There are two sides to this report, US crops and World crops. The US crop side of the report is expected to be bearish because the USDA is likely to increase their corn and soybean yields, adding to the new crop carryouts. This is a survey-based estimate by the USDA based off of stalk and ear counts, they will not pull back husks until the September estimate so tomorrow’s yield historically can be quite different than final yields. The average estimate on corn yield is 176.2 with the USDA last at 174.0 – the average estimate on bean yield is 49.6 with the USDA last at 48.5. The carryout in corn will go up, but it is still going to be well below last year’s and recent year’s carryouts. The soybean carryout will go up and be well above last year’s but part of that is due to the uncertain status of export demand longer term.

It was a mostly uneventful trading session today as the markets await the crop report Thursday morning. Most of the price action stayed between $.04-$.08 lower in Chicago. It also did not help that Matif was trading a couple Euro’s lower. With the report tomorrow, there was just not enough power to sustain the early run. US export wheat basis continues to drop. EU saw another production downgrade overnight Wednesday. This time from Strategie Grains as they put out a projection of 127.7 MMT. But keep in mind, their estimate is not including durum and that crop is probably around 8 MMT so their overall EU crop estimate would be roughly 135.5 MMT. That is in-line, and maybe even a little larger than some of the other private analysts estimates for the EU, and the Matif wheat reacted accordingly falling a couple Euros and remaining on the defensive throughout most of the session. Another disappointing export sales report this morning did not help prices today either.
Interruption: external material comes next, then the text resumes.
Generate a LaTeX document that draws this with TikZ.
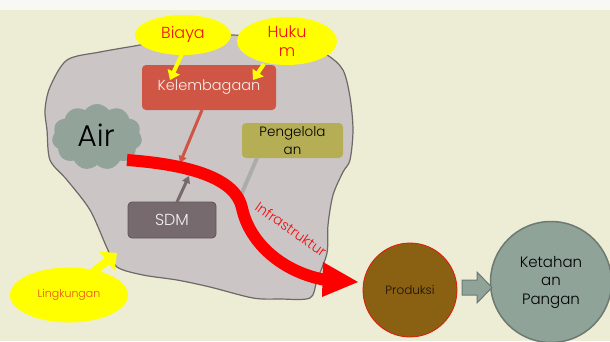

It is hard to imagine Friday’s crop report data as anything but friendly. It is easy to say that with our markets having already rallied a dollar off its July lows, and Matif having rallied an astonishing 41 Euros over the past month that most of the World production reductions are already in the market, and there is a strong bias to the long side heading into Friday’s report. The thing is, there are just too many areas in this report that the USDA could give us friendly data, and the major downside risk is that the USDA is not as aggressive with the reductions as most people think.